Having achieved an incredible amount in the last seven years of his life, Tukay perished from consumption when only twenty-seven. In the words of a contemporary: "He was accompanied to the place where 'truth is buried' by a huge crowd, and none of the Kazan Tatars had ever seen such an honoured funeral".

The art of Tukay is one of the pinnacles not only of the thousand-year-long poetic tradition of the Tatars, but world poetry, which he loved so passionately and translated prolifically into his native language. Like most geniuses, Tukay was valued fully only after his early death. Kazan remembers and cherishes everything connected with his life and work. Every year on 26 April, his birthday, poetry readings are held at the foot of the monuments to Tukay near the shore of Kaban and beside the opera theatre. In the heart of the Old Tatar Settlement, on Yunus Square, stands a beautiful two-storey detached house with little towers and spires, built at the end of the nineteenth century by the merchant Apakov for his daughter, who married the son of the legendary Imam Shamil, leader of the long, but eventually unsuccessful liberation struggle of the Caucasus peoples against tsarist Russia. In this building, known as the Shamil House, is located the Tukay Museum.

Manuscripts and editions of Tukay's works published in his lifetime are also kept in other museums and library archives of the grateful city of Kazan. Ekaterininskaya (Catherine) Street, down which the poet walked so often to the various publishing houses, now bears the name Tukayevskaya.

The notable buildings in this street include one, raised at the end of the eighteenth century, which huosed the Muhammadia, the most important madrasah of imperial Russia. Over the years, many outstanding figures of Tatar culture studied there: G. Kamal, the dramatist and founder of the Tatar theatre; F. Aamirkhan, the writer friend of Tukay; the dramatist and actor K. Tinchurin; and S. Gabuashi, one of the earliest Tatar composers, the creator of the first Tatar opera Saniya and of the music for many performances of the Tatar theatre. The director of the madrasah was remarkable scholar and religious reformer, G. Barudi, one of the reformers of the Tatar education system. The Muhammadia Madrasah forms a single architectural ensemble with the nearby Galeev Mosque, the Krasnaya Usmanov Mosque and the old residences of Tatar aristocrats and merchants.

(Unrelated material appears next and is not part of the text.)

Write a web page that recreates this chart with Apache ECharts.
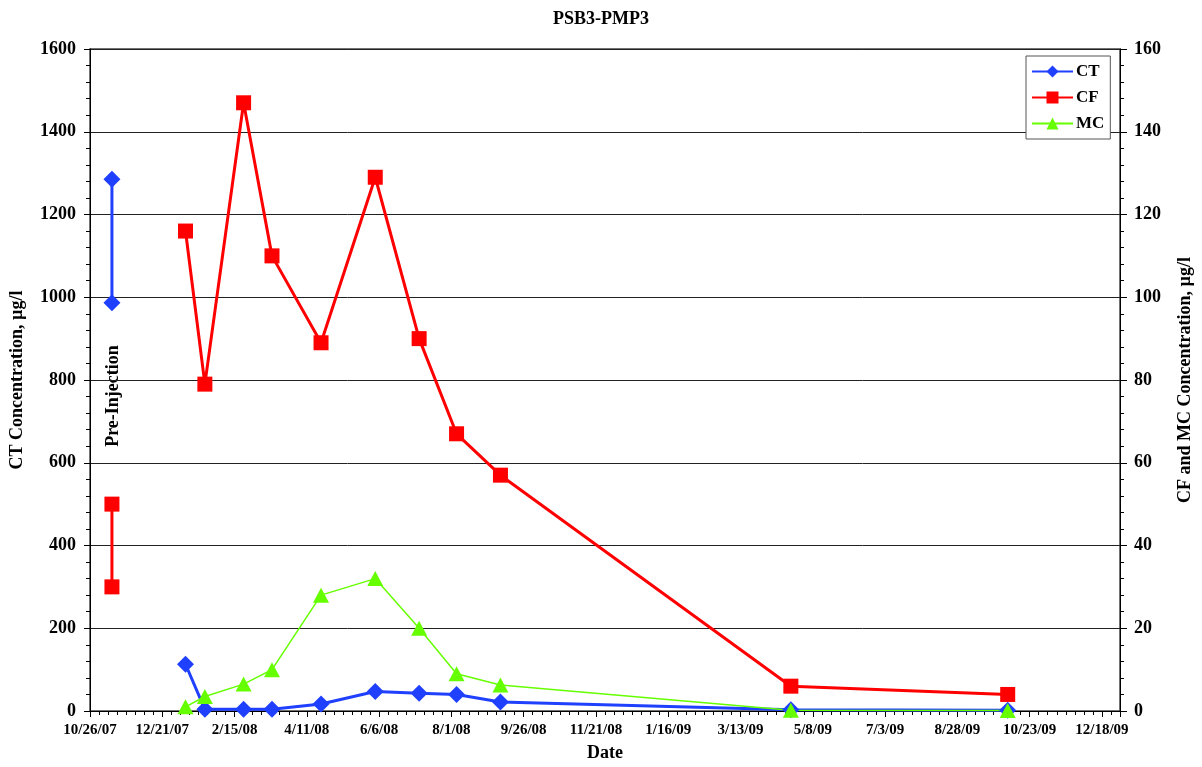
<!DOCTYPE html>
<html>
<head>
<meta charset="utf-8">
<script src="https://cdn.jsdelivr.net/npm/echarts@6/dist/echarts.min.js"></script>
<style>
html,body{margin:0;padding:0;background:#fff;}
#chart{width:1202px;height:767px;}
</style>
</head>
<body>
<div id="chart"></div>
<script>
// ---- data ----
const baseDate = '2007-10-26';          // first x tick
const axisEndDate = '2010-01-01';       // end of x axis
const preDate = '2007-11-12';
const ctPre = [1285, 987];
const cfPre = [50, 30];
const dates = ['2008-01-08','2008-01-23','2008-02-22','2008-03-15','2008-04-22','2008-06-03','2008-07-07','2008-08-05','2008-09-08','2009-04-21','2009-10-06'];
const ct = [113, 4, 4, 4, 17, 47, 43, 40, 22, 3, 2];
const cf = [116, 79, 147, 110, 89, 129, 90, 67, 57, 6, 4];
const mc = [1, 3.5, 6.5, 10, 28, 32, 20, 9, 6.3, 0.2, 0.1];

const DAY = 86400000;
const base = Date.parse(baseDate);
const dayOf = s => Math.round((Date.parse(s) - base) / DAY);
const xMax = dayOf(axisEndDate);
const fmtDate = v => {
  const d = new Date(base + v * DAY);
  return (d.getUTCMonth() + 1) + '/' + d.getUTCDate() + '/' + String(d.getUTCFullYear()).slice(2);
};
const pair = (xs, ys) => ys.map((y, i) => [dayOf(xs[i]), y]);

const FONT = '"Liberation Serif", "Times New Roman", serif';
const CT_COLOR = '#2040ff';
const CF_COLOR = '#ff0000';
const MC_COLOR = '#66ff00';

const chart = echarts.init(document.getElementById('chart'));
chart.setOption({
  animation: false,
  backgroundColor: '#fff',
  textStyle: { fontFamily: FONT },
  title: {
    text: 'PSB3-PMP3', left: 'center', top: 5,
    textStyle: { fontFamily: FONT, fontWeight: 'bold', fontSize: 18, color: '#000' }
  },
  grid: { left: 89, right: 79, top: 49, bottom: 56, show: true, borderColor: '#444', borderWidth: 1.5, backgroundColor: '#fff' },
  legend: {
    orient: 'vertical', left: 1026, top: 56,
    padding: [7, 6, 7, 5], itemGap: 9, itemWidth: 41, itemHeight: 15,
    backgroundColor: '#fff', borderColor: '#555', borderWidth: 1, borderRadius: 0,
    textStyle: { fontFamily: FONT, fontWeight: 'bold', fontSize: 17, color: '#000', padding: [0,0,0,-2] },
    data: ['CT', 'CF', 'MC']
  },
  xAxis: {
    type: 'value', min: 0, max: xMax, interval: 56,
    name: 'Date', nameLocation: 'middle', nameGap: 33,
    nameTextStyle: { fontFamily: FONT, fontWeight: 'bold', fontSize: 18, color: '#000' },
    axisLine: { lineStyle: { color: '#000', width: 1 } },
    axisTick: { inside: false, length: 6, lineStyle: { color: '#000' } },
    minorTick: { show: true, splitNumber: 8, length: 4, lineStyle: { color: '#000' } },
    axisLabel: {
      margin: 12, fontFamily: FONT, fontWeight: 'bold', fontSize: 15, color: '#000', showMaxLabel: false,
      formatter: v => (v % 56 === 0 ? fmtDate(v) : '')
    },
    splitLine: { show: false }
  },
  yAxis: [
    {
      type: 'value', min: 0, max: 1600, interval: 200, position: 'left',
      name: 'CT Concentration, µg/l', nameLocation: 'middle', nameGap: 64, nameRotate: 90,
      nameTextStyle: { fontFamily: FONT, fontWeight: 'bold', fontSize: 18, color: '#000' },
      axisLine: { show: true, lineStyle: { color: '#000', width: 1 } },
      axisTick: { show: true, length: 6, lineStyle: { color: '#000' } },
      minorTick: { show: true, splitNumber: 5, length: 4, lineStyle: { color: '#000' } },
      axisLabel: { margin: 14, fontFamily: FONT, fontWeight: 'bold', fontSize: 18, color: '#000', formatter: v => String(v) },
      splitLine: { show: true, lineStyle: { color: '#222', width: 1 } }
    },
    {
      type: 'value', min: 0, max: 160, interval: 20, position: 'right',
      name: 'CF and MC Concentration, µg/l', nameLocation: 'middle', nameGap: 56, nameRotate: 90,
      nameTextStyle: { fontFamily: FONT, fontWeight: 'bold', fontSize: 18, color: '#000' },
      axisLine: { show: true, lineStyle: { color: '#000', width: 1 } },
      axisTick: { show: true, length: 7, lineStyle: { color: '#000' } },
      minorTick: { show: true, splitNumber: 5, length: 4, lineStyle: { color: '#000' } },
      axisLabel: { margin: 14, fontFamily: FONT, fontWeight: 'bold', fontSize: 18, color: '#000', formatter: v => String(v) },
      splitLine: { show: false }
    }
  ],
  graphic: [{
    type: 'text', x: 113, y: 396, rotation: Math.PI / 2,
    style: { text: 'Pre-Injection', font: 'bold 18px ' + FONT, fill: '#000', align: 'center', verticalAlign: 'middle' }
  }],
  series: [
    { name: 'CT', type: 'line', yAxisIndex: 0, data: ctPre.map(v => [dayOf(preDate), v]),
      symbol: 'diamond', symbolSize: 17, lineStyle: { color: CT_COLOR, width: 3 }, itemStyle: { color: CT_COLOR } },
    { name: 'CT', type: 'line', yAxisIndex: 0, data: pair(dates, ct),
      symbol: 'diamond', symbolSize: 17, lineStyle: { color: CT_COLOR, width: 3 }, itemStyle: { color: CT_COLOR } },
    { name: 'CF', type: 'line', yAxisIndex: 1, data: cfPre.map(v => [dayOf(preDate), v]),
      symbol: 'rect', symbolSize: 15, lineStyle: { color: CF_COLOR, width: 3 }, itemStyle: { color: CF_COLOR } },
    { name: 'CF', type: 'line', yAxisIndex: 1, data: pair(dates, cf),
      symbol: 'rect', symbolSize: 15, lineStyle: { color: CF_COLOR, width: 3 }, itemStyle: { color: CF_COLOR } },
    { name: 'MC', type: 'line', yAxisIndex: 1, data: pair(dates, mc),
      symbol: 'triangle', symbolSize: [16, 15], lineStyle: { color: MC_COLOR, width: 1.5 }, itemStyle: { color: MC_COLOR } }
  ]
});
</script>
</body>
</html>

Not far from the Muhammadia there are other educational establishments from earlier times: the Mardzhania and Muzaffaria madrasahs, and the Tatar Teachers' School. This school, also on Tykay Street, was the first secular educational establishment for Tatars, who were taught in the Russian language. It was opened in 1876 at the proposal and with the aid of V. Radlov, the well-known Turcologist and later academician, who at the time was inspector of the Tatar, Bashkir and Kirgiz schools. The first director of the school was M. Makhmudov, a tireless propagator of Russian culture among the Tatars, followed by the writer and historian Akhmerov. The scholar and educator Kayum Nasyri taught there for some time, but left the school, after falling out with Radlov over the method of teaching the Russian language. Many outstanding Tatar intellectuals graduated from the tatar Teachers' School.

In the cultural sence, Kazan always struck a balance between Europe and Asia: the life-style of a provincial capital combined with the traditional mode of existence, resulted in a fascinating synthesis unique to Kazan.

Naturally , the architectural regulations of the time also affected the construction of Kazan 's stone mosques from the seventeenth to nineteenth centuries, which were built, as a rule, where old wooden mosques had stood. Although only a few og the mosques have survived , they display a surprising variety of architecture.

Azimov's Mosque The most beautiful of Kazan's mosques, and one of the loveliest and most gracious in the whole of the Muslim East, is the Azimov, which has been standing in the middle of the settlement since 1887. Its slender minaret, 51 meters high, and the rectangular building are lavishly decorated in the most refined taste with stone carving and ceramics. The forms and contours of the mosque are wonderfully harmonious, giving it an airy grace and exquisite proportions. The manner in which it came to be built tells much about the Kazan of that time. Its site, in what was then the soap-makers' district, was previously occupied by a modest wooden structure, without a minaret, from 1804. In 1851 the merchant Mustafa Azimov, who, like many of the Kazan Tatars of that time, had been to Mecca and therefore bore the name hadji, raised another mosque in its place, still wooden but with a minaret. When Hadji Mustafa died, his son, Murtaza Azimov, completed the work, gave it the finishing touches, broadened and improved the streets close to it and finally, in 1886, donated the funds for the grand stone mosque which still stands in Kazan. Murtaza Azimov himself managed only once to take part in the Friday prayers after the opening of the mosque in 1887. He died before the following Friday, but the memory of the two generatons of philanthropists has been preserved in the name of the mosque for more than a century.

Other mosques that have been preserved in Kazan are the Burnaev (1872), the Iske Tash (Old Stone) Mosque (1830-1840), the Kizil (Red) Mosque (1867) and the Zyagyar (Pale Blue) Mosque (1810-1815). The last two also lost their minarets in the Thirties, about the same time as the mosque was built on the opposite shore of the Lake Kaban in honour of the millennium of the acceptance of Islam in the Volga area.